I think fears about the war in Ukraine have been baked into the gold price already. The war in the Middle East, however, represents a much greater unknown. On top of this, we have the uncertainty of a presidential election in the U.S. and what the outcome could mean to the war, global trade, etc.

It should come as a surprise to any prepper that this is a period of uncertainty and that we face a multitude of threats. In this case, the price of gold just confirms that those outside the preppersphere feel the same way. And when gold steadies or drops back to a lower trading range, you can assume the degree of uncertainty gas also retreated.

Chinese Buying

I believe Chinese consumers are partially responsible for driving up the price of gold. As their economy struggles, the Chinese property market suffers, and their stock market underperforms, Chinese investors are looking for a safe place to park their wealth. Besides buying gold bullion, they are pouring money into ETFs that invest in gold. The ETF then has to buy gold on the futures market, which drives up the price. This is in addition to the gold purchases made by China’s (and other) central bank that are looking to get out of the U.S. dollar but still want a stable investment.

Eventually, investors in the U.S. will come to the same decision. When they pour funds into gold and silver ETFs, the prices could explode even higher. When you or I buy a few ounces, the market doesn’t budge. But when billions of dollars get poured into exchange-traded funds, it can move the market.

It’s enough to make me wish I had followed my own advice and put more money in gold and silver back when we were preparing for inflation.

Is there a “Costco Effect?”

Membership warehouse Costco mentioned it had sold $100 million worth of gold in late 2023. Wells Fargo now estimates that number could have grown to $100 to $200 million in gold per month as Costco lifted the limit from two coins per customer to five coins. Depending on pricing, that’s 45,000 to 90,000 ounces of gold per month. Certainly more than your local coin dealer. But is it enough to move markets?

In 2023, the U.S. Mint sold 924,000 Gold Eagles and 387,000 Gold Buffalo coins, or a total of 1.31 million ounces of gold. While Costco usually sells gold bars from South Africa or Switzerland, not American Gold Eagles, selling 600,000 to one million ounces of gold might indeed impact the consumer market. Even if that doesn’t drive up the cost, gold at Costco and the news coverage it has generated attracts the attention of consumers who have never purchased gold. It makes buying gold coins more acceptable and increases the size of the market. That kind of demand can also drive up prices.

Silver Surges

Gold is not the only precious metal that has surged in recent weeks. In the past month, silver has climbed from $4 from $24.50, or 16 percent. Year to date, it is up 23 percent. In the past five years, silver is up more than 86 percent.

Just a month or two ago, it took 90 ounces of silver to buy a single ounce of gold. Today, that number has dropped to less than 84 ounces, a drop of 7 percent. This tells us that silver is gaining speed faster than gold.

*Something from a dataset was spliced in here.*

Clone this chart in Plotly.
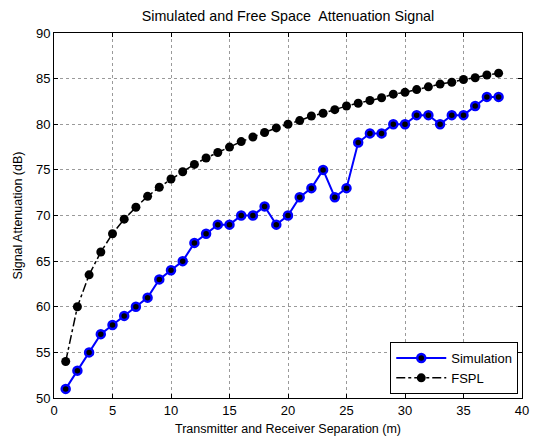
import plotly.graph_objects as go

distance = list(range(1, 39))
simulation = [51, 53, 55, 57, 58, 59, 60, 61, 63, 64, 65, 67, 68, 69, 69, 70, 70, 71, 69, 70,
              72, 73, 75, 72, 73, 78, 79, 79, 80, 80, 81, 81, 80, 81, 81, 82, 83, 83]
fspl = [54.0, 60.0, 63.5, 66.0, 68.0, 69.6, 70.9, 72.1, 73.1, 74.0, 74.8, 75.6, 76.3, 76.9,
        77.5, 78.1, 78.6, 79.1, 79.6, 80.0, 80.4, 80.9, 81.2, 81.6, 82.0, 82.3, 82.6, 82.9,
        83.3, 83.5, 83.8, 84.1, 84.4, 84.6, 84.9, 85.1, 85.4, 85.6]
x_ticks = [0, 5, 10, 15, 20, 25, 30, 35, 40]
y_ticks = [50, 55, 60, 65, 70, 75, 80, 85, 90]

font = "Liberation Sans, Arial, sans-serif"

# page body has an 8px default margin, so the figure is sized to fit the window
W, H = 530, 429

fig = go.Figure()
fig.add_trace(go.Scatter(
    x=distance, y=simulation, name="Simulation", mode="lines+markers",
    line=dict(color="#0000ff", width=2),
    marker=dict(symbol="circle", size=8, color="black", line=dict(color="#0000ff", width=2.5)),
))
fig.add_trace(go.Scatter(
    x=distance, y=fspl, name="FSPL", mode="lines+markers",
    line=dict(color="black", width=1.5, dash="dashdot"),
    marker=dict(symbol="circle", size=9, color="black"),
))

axis_common = dict(
    showgrid=True, gridcolor="#9a9a9a", griddash="dot", gridwidth=1,
    showline=True, linecolor="black", linewidth=1, mirror="ticks",
    ticks="inside", ticklen=4, tickcolor="black",
    zeroline=False,
    tickfont=dict(family=font, size=13, color="black"),
)

fig.update_layout(
    width=W, height=H,
    paper_bgcolor="white", plot_bgcolor="white",
    margin=dict(l=46, r=9, t=25, b=39),
    title=dict(text="Simulated and Free Space&nbsp; Attenuation Signal", x=0.5, xanchor="center",
               xref="paper", y=1 - 8 / H, yanchor="middle", automargin=False,
               font=dict(family=font, size=14.3, color="black")),
    xaxis=dict(range=[0, 40], tickvals=x_ticks, automargin="left+right",
               title=dict(text="Transmitter and Receiver Separation (m)", standoff=7,
                          font=dict(family=font, size=12.5, color="black")),
               **axis_common),
    yaxis=dict(range=[50, 90], tickvals=y_ticks, automargin=False,
               title=dict(text="Signal Attenuation (dB)", standoff=10,
                          font=dict(family=font, size=12.5, color="black")),
               **axis_common),
    legend=dict(x=0.992, y=0.011, xanchor="right", yanchor="bottom",
                bgcolor="white", bordercolor="black", borderwidth=1,
                font=dict(family=font, size=13, color="black"),
                itemwidth=50, tracegroupgap=0),
    showlegend=True,
)

fig.write_html("out.html")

Silver may also have more room to run. While gold is at an all-time high, silver can gain another $20 an ounce and still be below its high of over $50. And that doesn’t account for inflation.

What does the rising silver price tell us? Probably nothing more than consumers who cannot afford to invest in gold are buying silver, driving its price up. And for the record, the U.S. mint produced 2.475 million Silver Eagles last year.

What Should You Do?

What should you do, given the rising metals prices and the corresponding rising geopolitical tensions? You should do what we always recommend and keep prepping. Maybe that means buying some extra food at the grocery store this weekend, a few pounds of pasta, a couple jars of sauce, and some canned goods. Maybe it means adding a water filter to your bugout bag. It could mean ordering some #10 cans or a few 5-gallon pails of long-term storage foods. Perhaps it means buying a roll of pre-1965 silver quarters for $225. Each of us has to prep based on where we are in our prepper journey and as our budget allows. The key is to not get complacent, especially when the rest of the world is braced for something to go wrong.